Potato Leek Soup

Potato Leek Soup

When I was a very little girl, I was sitting at the kitchen table eating mashed potatoes, and my mother turned to our neighbor, who was visiting at the time, and said, “She’d eat mashed potatoes till the cows came home”.

I’d say that still holds true.

Except sometimes I eat my mashed potatoes in a soup.

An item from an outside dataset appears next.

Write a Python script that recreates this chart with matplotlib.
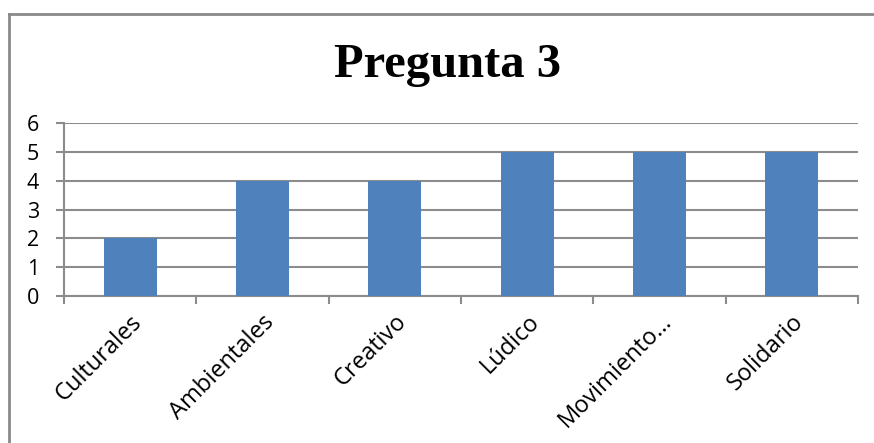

This is an exceedingly simple soup that is  lighter in calories than mashed potatoes, but just as satisfying for this half Irish girl who is still wondering where she’ll put those cows if they ever show up on her doorstep.

Postato Leek Soup

This recipe is from Richard Olney’s cookbook Simple French Food,  via one of my new favorite blogs, A Serious Bunburyist. There is no cream in this – it does not need it. But that butter at the end? C-est manifique!

Ingredients

  • 2 quarts salted boiling water
  • 1 pound potatoes, peeled, quartered lengthwise, sliced (we used Yukon golds)
  • 1 pound leeks, tough green parts removed, cleaned, finely sliced
  • 3 tablespoons unsalted butter
  • salt and pepper to taste

Instructions

Olney has you add the vegetables to the salted boiling water and cook till the potatoes are soft and mashable. I was dying to saute those leeks up first in the butter and then add the water (or maybe chicken stock) and the potatoes, and then maybe a bouquet garni, but I really had no say in the matter as I was still at work when Mr TBTAM started cooking. By the time I arrived home, the leeks and potatoes were done,  so I just got out the old immersion blender and went to town.  Maybe someday I’ll try a fancier version, but this was pretty close to perfect as far as I’m concerned.

Serve hot or cold with a generous sprinkling of sea salt and pepper to finish.